Znowu po przebudzeniu,spojrzałem niechętnym okiem
na otaczającą mnie-równoległą rzeczywistość...
Wczesne popołudnie. Zrobione na szybko śniadanie
równie spazmatycznie wchłonąłem bez zbędnego zamętu.
Jaka jest Twoja twarz melancholio ?
To pytanie jak muzyka
która od dzieciństwa łechta moje marzenia
spływa teraz,po wewnętrznej krawędzi mojego czekania.
Wystukuję nerwowo zakurzone westchnienia
rytmem biologicznego zegara.
Po porannym prysznicu,biorę swoją ulubioną książkę.
Nigdy nie mogę zapamiętać gdzie ją kładę po poprzednim czytaniu.
To zabawne,ale nie mogę nawet zapamiętać jej tytułu.
Jedyne co przychodzi mi na myśl
w trakcie jej gorączkowych poszukiwań
to słowo "TERAZ"
I to "Teraz",czyli "OBECNIE",czyli "JA SAM"
Zbieram się zatem do ponownego bycia sobą.

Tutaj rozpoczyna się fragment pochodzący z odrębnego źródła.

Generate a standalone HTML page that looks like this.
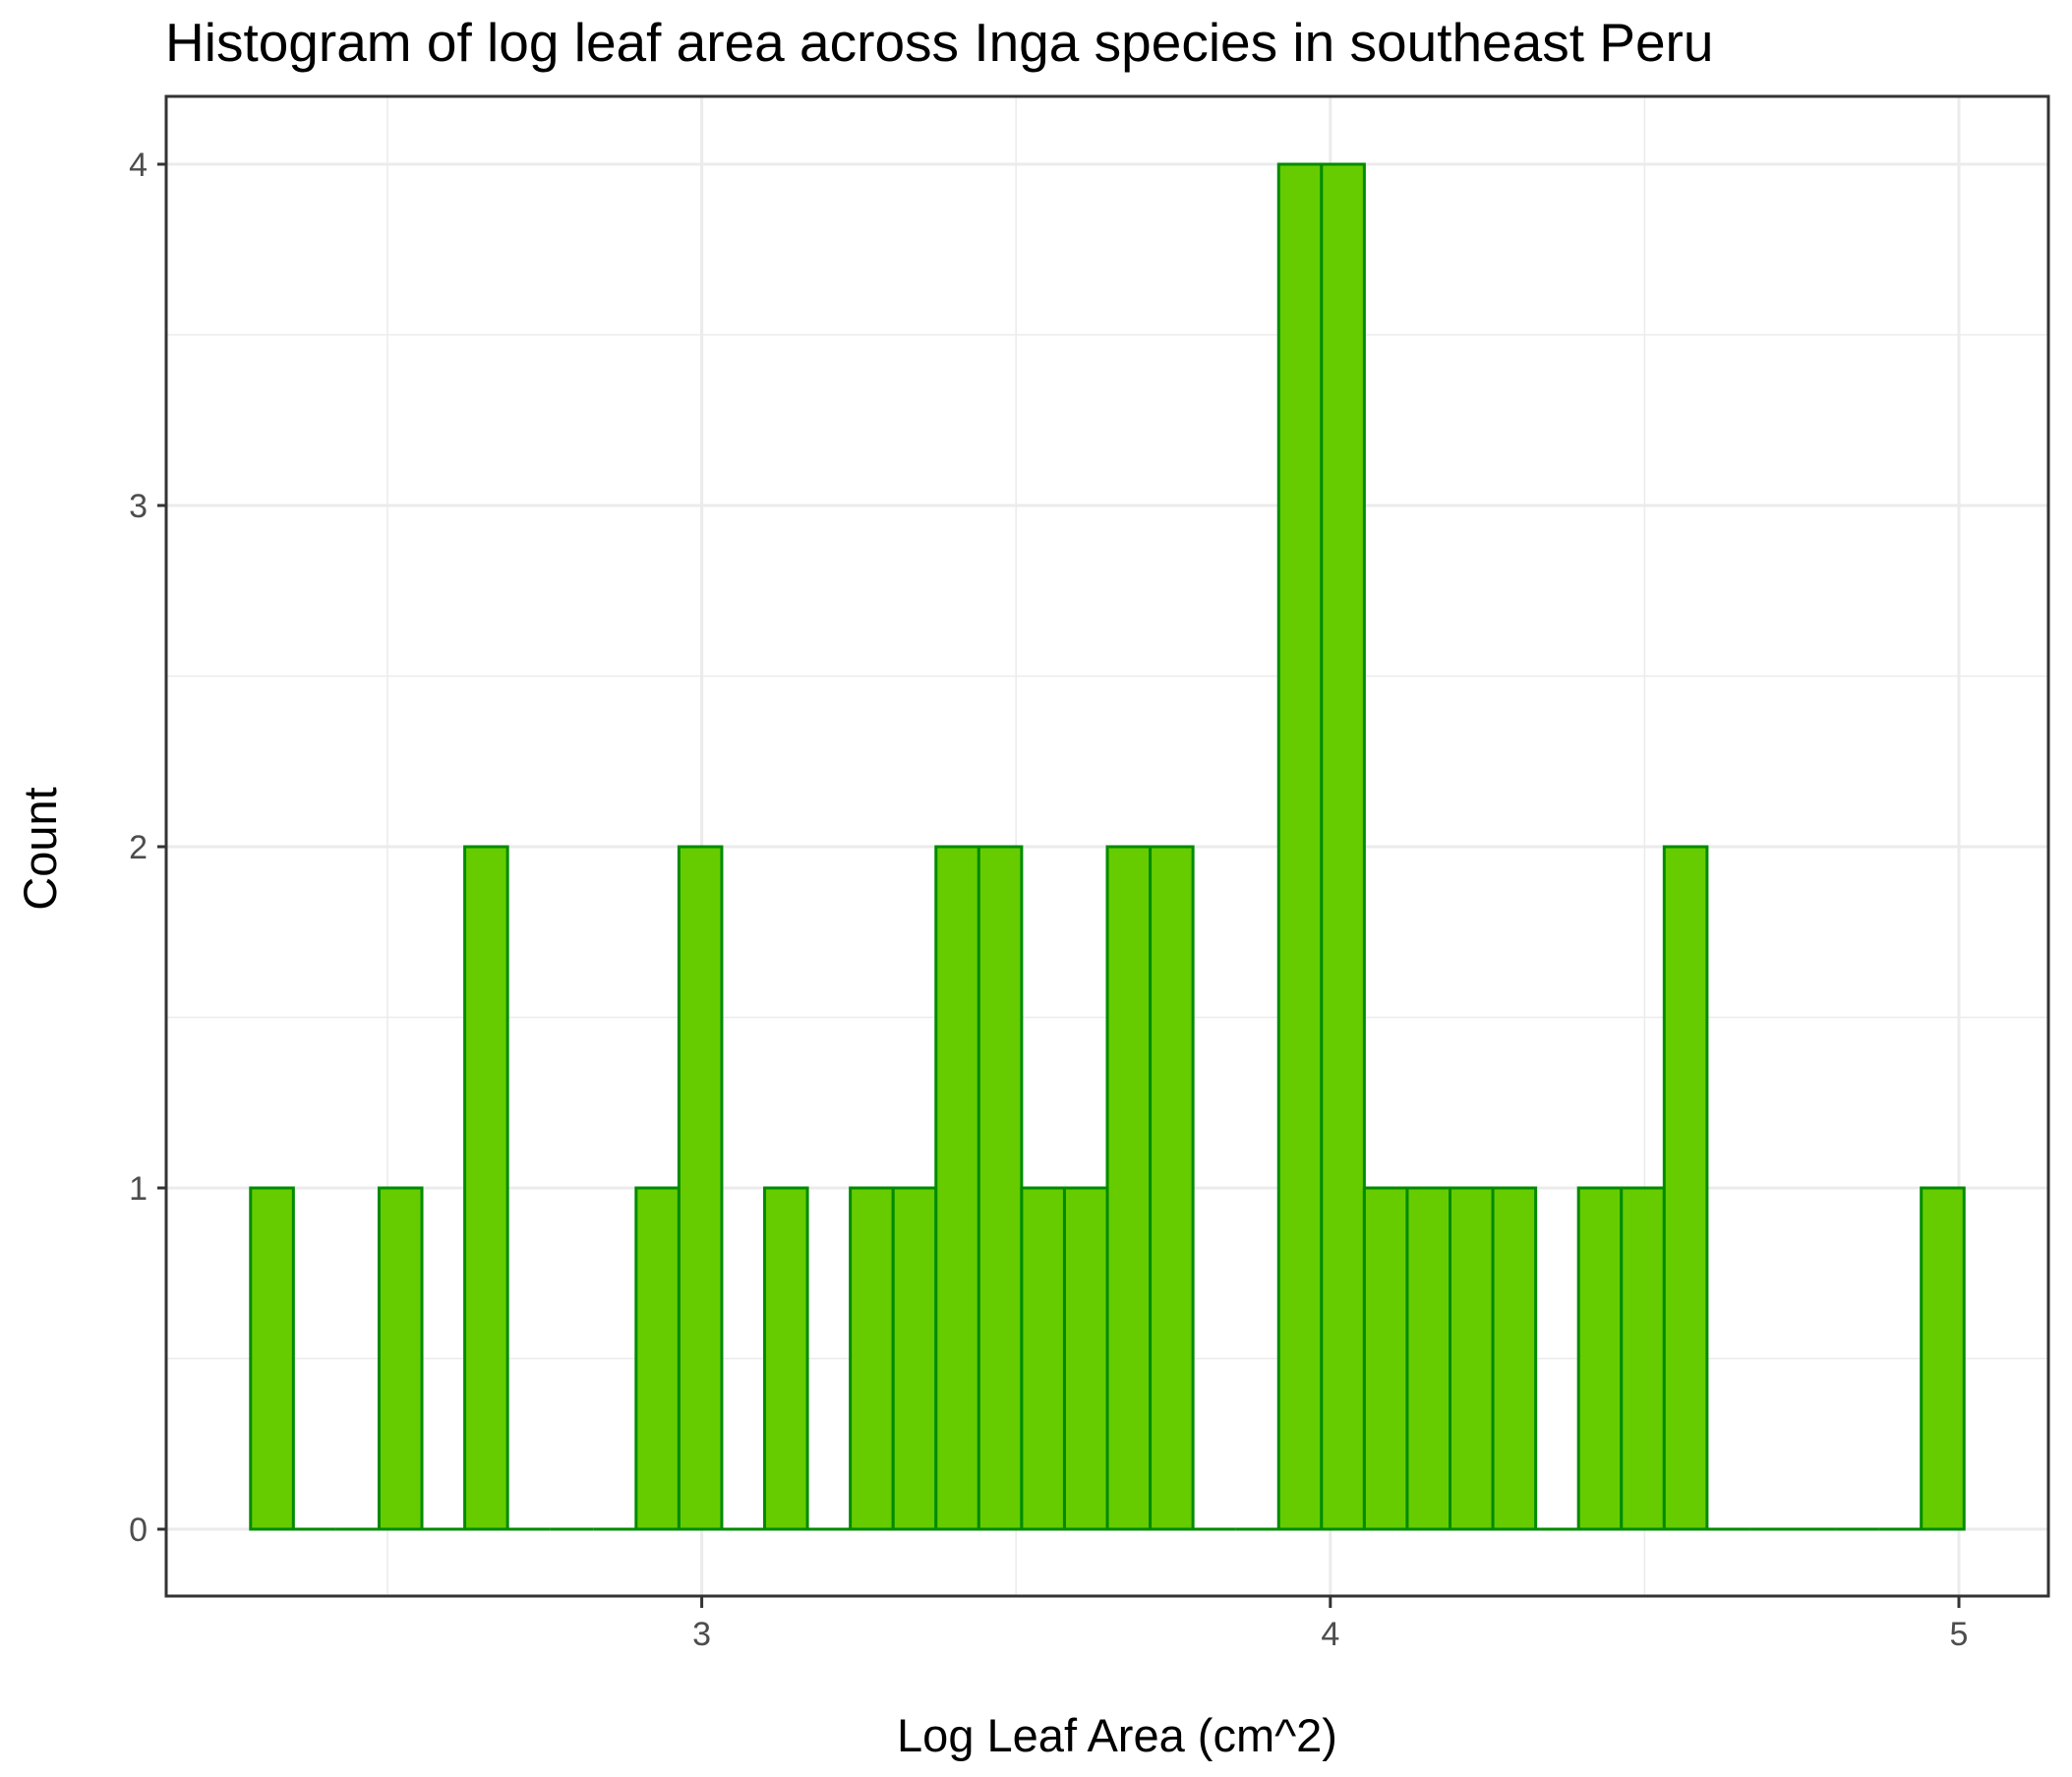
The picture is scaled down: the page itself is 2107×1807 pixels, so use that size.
<!DOCTYPE html>
<html><head><meta charset="utf-8"><style>body{margin:0;background:#fff}svg{display:block;font-family:"Liberation Sans",Arial,sans-serif}</style></head>
<body>
<svg id="chart" width="2107" height="1807" viewBox="0 0 2107 1807">
<text x="168" y="62" font-size="55" fill="#000">Histogram of log leaf area across Inga species in southeast Peru</text>
<g id="grid"></g><g id="bars"></g><g id="axes"></g>
<text x="1136" y="1781" font-size="47" text-anchor="middle" fill="#000">Log Leaf Area (cm^2)</text>
<text transform="translate(57,863) rotate(-90)" font-size="47" text-anchor="middle" fill="#000">Count</text>
</svg>
<script>
const binStart = 2.2822;
const binWidth = 0.06815;
const counts = [1,0,0,1,0,2,0,0,0,1,2,0,1,0,1,1,2,2,1,1,2,2,0,0,4,4,1,1,1,1,0,1,1,2,0,0,0,0,0,1];
const xTicks = [3,4,5];
const xMinor = [2.5,3.5,4.5];
const yTicks = [0,1,2,3,4];
const yMinor = [0.5,1.5,2.5,3.5];
const NS='http://www.w3.org/2000/svg';
const L=169,R=2083,T=98,B=1623;
const sx=v=>394+(v-2.5)*639.2;
const sy=v=>1555-v*347;
function mk(tag,attrs,parent){const e=document.createElementNS(NS,tag);for(const k in attrs)e.setAttribute(k,attrs[k]);parent.appendChild(e);return e;}
const grid=document.getElementById('grid'),bars=document.getElementById('bars'),axes=document.getElementById('axes');
yMinor.forEach(v=>{const e=mk('line',{x1:L,x2:R,y1:sy(v),y2:sy(v),stroke:'#ebebeb','stroke-width':1.5},grid);

});
xMinor.forEach(v=>{const e=mk('line',{x1:sx(v),x2:sx(v),y1:T,y2:B,stroke:'#ebebeb','stroke-width':1.5},grid);

});
yTicks.forEach(v=>{const e=mk('line',{x1:L,x2:R,y1:sy(v),y2:sy(v),stroke:'#ebebeb','stroke-width':3},grid);


const t=mk('line',{x1:L-9,x2:L,y1:sy(v),y2:sy(v),stroke:'#333','stroke-width':3},axes);


const lb=mk('text',{x:L-19,y:sy(v)+12,'font-size':34,'text-anchor':'end',fill:'#4d4d4d'},axes);lb.textContent=v;

});
xTicks.forEach(v=>{const e=mk('line',{x1:sx(v),x2:sx(v),y1:T,y2:B,stroke:'#ebebeb','stroke-width':3},grid);


const t=mk('line',{x1:sx(v),x2:sx(v),y1:B,y2:B+12,stroke:'#333','stroke-width':3},axes);


const lb=mk('text',{x:sx(v),y:B+50,'font-size':34,'text-anchor':'middle',fill:'#4d4d4d'},axes);lb.textContent=v;

});
counts.forEach((c,i)=>{const x0=sx(binStart+i*binWidth),x1=sx(binStart+(i+1)*binWidth);
if(c===0){
const z=mk('line',{x1:x0,x2:x1,y1:sy(0),y2:sy(0),stroke:'#008b00','stroke-width':3},bars);


return;}
const r=mk('rect',{x:x0,y:sy(c),width:x1-x0,height:sy(0)-sy(c),fill:'#66cc00',stroke:'#008b00','stroke-width':3},bars);

});
const p=mk('rect',{x:L,y:T,width:R-L,height:B-T,fill:'none',stroke:'#333','stroke-width':3},axes);


</script>
</body></html>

Bezustannie choć z rożną częstotliwością
wynajduję wszelkie nonsensy i paradoksy
w tej podróży przez codzienność.
Zatem,rozściela się przede mną znajoma pokusa radości
na cześć nowego,pełnego wzniosłych idei,dnia...
2)
Przechadzam się spokojnym krokiem
po elektronicznych mediach.
Rozpacz cierpliwie ciułana
w niezdarnie poskręcanych artykułach.
Określam je jednoznacznie,jako bełkot.
Zamykam Laptopa.
Odpalony z litości papieros
rozsadza mój pokój gorzkim dymem wspomnień.

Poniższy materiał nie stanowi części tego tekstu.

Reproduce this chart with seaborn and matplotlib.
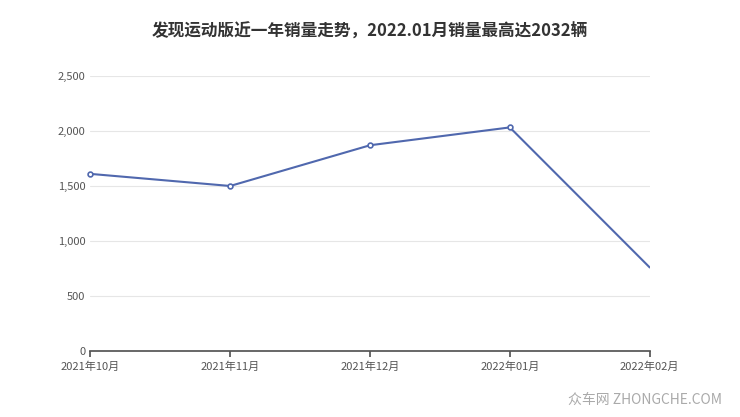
import matplotlib
matplotlib.use("Agg")
import matplotlib.pyplot as plt
import seaborn as sns
import pandas as pd

months = ["2021年10月", "2021年11月", "2021年12月", "2022年01月", "2022年02月"]
sales = [1610, 1500, 1870, 2032, 760]
yticks = [0, 500, 1000, 1500, 2000, 2500]

sns.set_theme(style="white")
plt.rcParams['font.family'] = ['Noto Sans CJK SC', 'DejaVu Sans']

fig = plt.figure(figsize=(7.4, 4.17), dpi=100)
ax = fig.add_axes([0.122, 0.158, 0.756, 0.66])
df = pd.DataFrame({"x": range(len(months)), "y": sales})
sns.lineplot(data=df, x="x", y="y", ax=ax, color="#5068ae", linewidth=1.5)
ax.scatter(df["x"][:-1], df["y"][:-1], s=12, facecolor="white", edgecolor="#5068ae",
           linewidth=1.2, zorder=3, clip_on=False)
ax.set_xlim(0, len(months) - 1)
ax.set_ylim(0, 2500)
ax.set_xticks(range(len(months)))
ax.set_xticklabels(months, fontsize=8, color="#555555")
ax.set_yticks(yticks)
ax.set_yticklabels([f"{v:,}" for v in yticks], fontsize=8, color="#555555")
ax.grid(axis="y", color="#e6e6e6", linewidth=0.8)
for s in ["top", "right", "left"]:
    ax.spines[s].set_visible(False)
ax.spines["bottom"].set_color("#555555")
ax.tick_params(axis="x", length=4, color="#555555", bottom=True)
ax.tick_params(axis="y", length=0)
ax.set_xlabel("")
ax.set_ylabel("")
fig.text(0.5, 0.925, "发现运动版近一年销量走势，2022.01月销量最高达2032辆", ha="center", va="center",
         fontsize=12, fontweight="bold", color="#333333")
fig.text(0.975, 0.04, "众车网 ZHONGCHE.COM", ha="right", va="center", fontsize=10, color="#aaaaaa")
fig.savefig("out.png", dpi=100)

Znowu pogrążam się w zadumie.
Patrząc w próżnię uświadamiam sobie
jak bardzo jestem podobny do siebie wczoraj.
Jak bardzo wszyscy jesteśmy do siebie podobni.
Genetyczny łańcuch DNA,nie zawiera tylko jednej kombinacji.

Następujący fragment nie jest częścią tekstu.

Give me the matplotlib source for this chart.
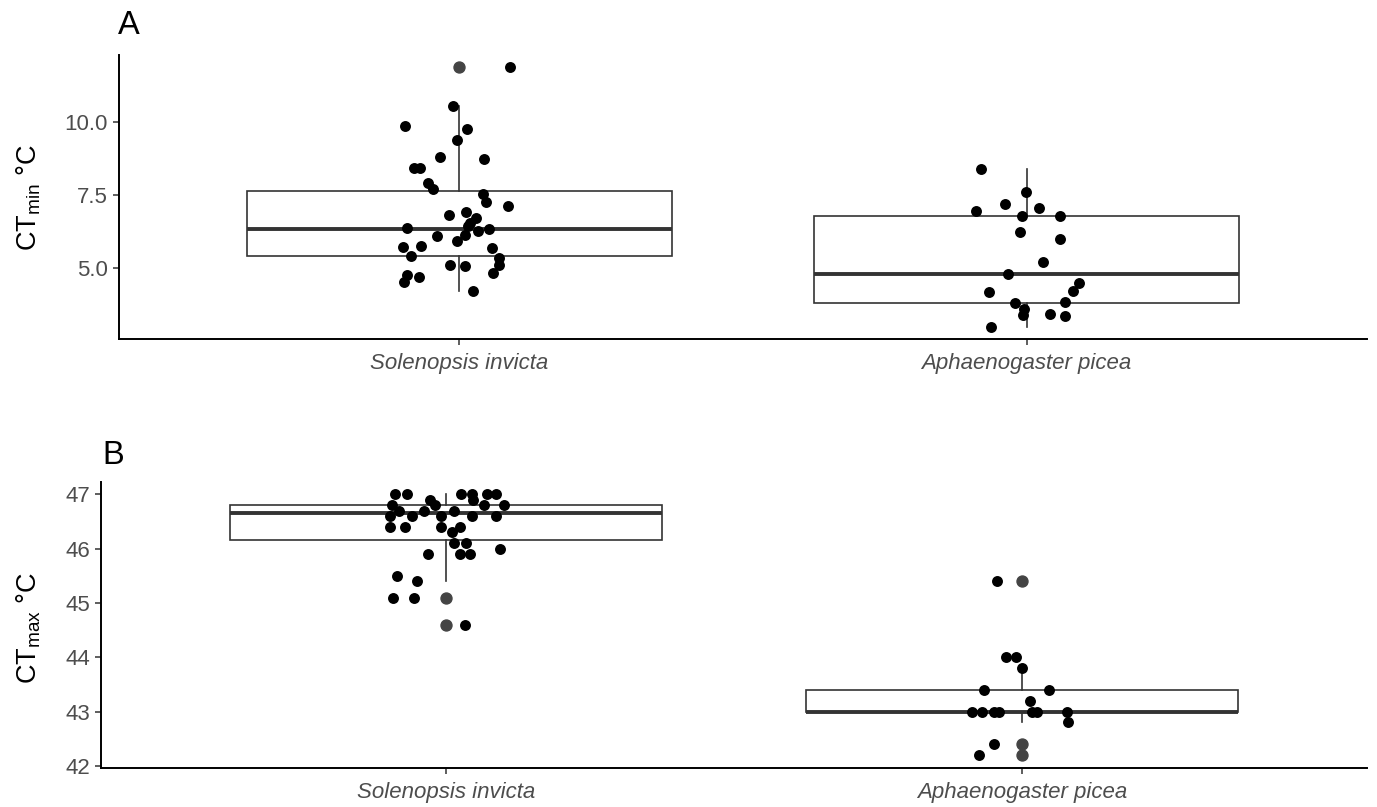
import matplotlib
matplotlib.use("Agg")
import matplotlib.pyplot as plt
import numpy as np

plt.rcParams["font.family"] = ["Liberation Sans", "DejaVu Sans"]
plt.rcParams["mathtext.default"] = "regular"

species = ["Solenopsis invicta", "Aphaenogaster picea"]

# ---- panel A: CTmin (deg C), jittered points (x offset from category, value)
ctmin_si = [11.87, 10.54, 9.86, 9.74, 9.37, 8.78, 8.73, 8.40, 8.40, 7.91, 7.70,
            7.52, 7.26, 7.13, 6.81, 6.90, 6.70, 6.53, 6.43, 6.38, 6.33, 6.26,
            6.13, 6.09, 5.92, 5.73, 5.76, 5.41, 5.67, 5.35, 5.10, 5.10, 5.08,
            4.82, 4.78, 4.70, 4.53, 4.21]
ctmin_si_jit = [0.089, -0.011, -0.096, 0.013, -0.005, -0.035, 0.044, -0.080, -0.069,
                -0.055, -0.047, 0.041, 0.047, 0.085, -0.018, 0.012, 0.029, 0.019,
                0.016, -0.092, 0.053, 0.032, 0.010, -0.039, -0.005, -0.100, -0.068,
                -0.086, 0.057, 0.069, 0.069, -0.016, 0.010, 0.060, -0.093, -0.072,
                -0.097, 0.024]
ctmin_ap = [8.38, 7.60, 7.17, 6.96, 7.06, 6.78, 6.77, 6.24, 5.99, 5.22, 4.79,
            4.48, 4.21, 4.17, 3.80, 3.83, 3.60, 3.40, 3.42, 3.38, 3.00]
ctmin_ap_jit = [-0.080, -0.001, -0.039, -0.090, 0.021, -0.008, 0.059, -0.012, 0.058,
                0.028, -0.033, 0.093, 0.081, -0.066, -0.020, 0.068, -0.004, -0.006,
                0.041, 0.068, -0.063]

# box summary: q1, median, q3, lower whisker, upper whisker, outliers
ctmin_box_si = [5.40, 6.35, 7.64, 4.21, 10.54, [11.87]]
ctmin_box_ap = [3.82, 4.80, 6.78, 3.00, 8.38, []]

# ---- panel B: CTmax (deg C)
ctmax_si = [47.0, 47.0, 47.0, 47.0, 47.0, 47.0, 46.9, 46.9, 46.8, 46.8, 46.8,
            46.7, 46.7, 46.7, 46.8, 46.6, 46.6, 46.6, 46.6, 46.6, 46.4, 46.4,
            46.4, 46.4, 46.3, 46.1, 46.1, 46.0, 45.9, 45.9, 45.9, 45.5, 45.4,
            45.1, 45.1, 44.6]
ctmax_si_jit = [-0.089, -0.069, 0.026, 0.045, 0.071, 0.087, -0.029, 0.047, -0.094,
                -0.019, 0.100, -0.083, -0.039, 0.013, 0.065, -0.097, -0.060, -0.010,
                0.045, 0.087, -0.098, -0.071, -0.010, 0.024, 0.010, 0.013, 0.035,
                0.094, -0.031, 0.023, 0.042, -0.085, -0.050, -0.092, -0.056, 0.033]
ctmax_ap = [45.4, 44.0, 44.0, 43.8, 43.4, 43.4, 43.2, 43.0, 43.0, 43.0, 43.0,
            43.0, 43.0, 43.0, 42.8, 42.4, 42.2]
ctmax_ap_jit = [-0.043, -0.027, -0.010, 0.000, -0.065, 0.048, 0.014, -0.087, -0.069,
                -0.049, -0.039, 0.017, 0.027, 0.079, 0.081, -0.049, -0.075]

ctmax_box_si = [46.17, 46.66, 46.80, 45.4, 47.0, [45.1, 44.6]]
ctmax_box_ap = [43.0, 43.0, 43.4, 42.8, 43.8, [45.4, 42.4, 42.2]]


def box_stats(b):
    q1, med, q3, lo, hi, fl = b
    return dict(q1=q1, med=med, q3=q3, whislo=lo, whishi=hi, fliers=fl)


def draw_panel(ax, boxes, pts, jits, ylim, yticks, yticklabels):
    ax.bxp([box_stats(b) for b in boxes], positions=[1, 2], widths=0.75,
           patch_artist=True, showfliers=True, showcaps=False,
           boxprops=dict(facecolor="white", edgecolor="#333333", linewidth=1.2),
           whiskerprops=dict(color="#333333", linewidth=1.2),
           medianprops=dict(color="#333333", linewidth=2.8),
           flierprops=dict(marker="o", markerfacecolor="#444444",
                           markeredgecolor="#444444", markersize=7.9),
           zorder=1)
    for i, (vals, jit) in enumerate(zip(pts, jits)):
        xs = np.array(jit) + (i + 1)
        ax.scatter(xs, vals, s=62, color="black", linewidths=0, zorder=3)

    ax.set_xlim(0.4, 2.6)
    ax.set_ylim(*ylim)
    ax.set_xticks([1, 2])
    ax.set_xticklabels(species, fontstyle="italic", fontsize=16, color="#4d4d4d")
    ax.set_yticks(yticks)
    ax.set_yticklabels(yticklabels, fontsize=16, color="#4d4d4d")
    ax.tick_params(length=4, width=1.1, color="#333333", pad=4)
    ax.tick_params(axis="x", pad=6)
    for side in ["top", "right"]:
        ax.spines[side].set_visible(False)
    for side in ["left", "bottom"]:
        ax.spines[side].set_linewidth(1.4)
        ax.spines[side].set_color("black")


W, H = 1377, 807
fig = plt.figure(figsize=(W / 100, H / 100), dpi=100)

axA = fig.add_axes([119 / W, 1 - 339 / H, (1367 - 119) / W, (339 - 55) / H])
draw_panel(axA, [ctmin_box_si, ctmin_box_ap], [ctmin_si, ctmin_ap],
           [ctmin_si_jit, ctmin_ap_jit], (2.58, 12.27),
           [5.0, 7.5, 10.0], ["5.0", "7.5", "10.0"])

axB = fig.add_axes([101 / W, 1 - 768 / H, (1367 - 101) / W, (768 - 482) / H])
draw_panel(axB, [ctmax_box_si, ctmax_box_ap], [ctmax_si, ctmax_ap],
           [ctmax_si_jit, ctmax_ap_jit], (41.96, 47.23),
           [42, 43, 44, 45, 46, 47], ["42", "43", "44", "45", "46", "47"])

# axis titles and panel tags
fig.text(29 / W, 1 - 198 / H, r"CT$_{min}$ °C", rotation=90, ha="center",
         va="center", fontsize=19.5, color="black")
fig.text(29 / W, 1 - 628 / H, r"CT$_{max}$ °C", rotation=90, ha="center",
         va="center", fontsize=19.5, color="black")
fig.text(129 / W, 1 - 25 / H, "A", ha="center", va="center", fontsize=23.5)
fig.text(113 / W, 1 - 455 / H, "B", ha="center", va="center", fontsize=23.5)

fig.savefig("out.png", dpi=100)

Kombinacji która dbała by o nasze samouświadomienie.
Uważam,że nie jesteśmy świadomi naszego człowieczeństwa.
Paradoksalnie,człowiek nie jest tym,za kogo się uważa...
3)
Bywają takie chwile
Gdy swój romantyzm rzucam na szalę próżności
Uważam się wtedy za kogoś takiego jak oni...
Pędzący donikąd,za oknem..
Wtuleni w swe płaszcze przyzwoitości.
A ja,miedzy nimi.
I nie brudzę sobie wtedy rąk nadzieją
że każde z nich,z osobna ma swój cel.
Dotykam chłodnymi rękoma wskazówek pozorów.
A na trawnikach rosną te nieszczęsne kwiaty
uparcie podlewane heroicznym tętentem trwania.
Tak,człowiek nie zna dnia ani godziny gdy zajdzie słońce
A wtedy widać dokładnie
gdzie kończy się to złudzenie zwane szaleństwem.
Szaleństwem Twych kobiecych,wiśniowych ust...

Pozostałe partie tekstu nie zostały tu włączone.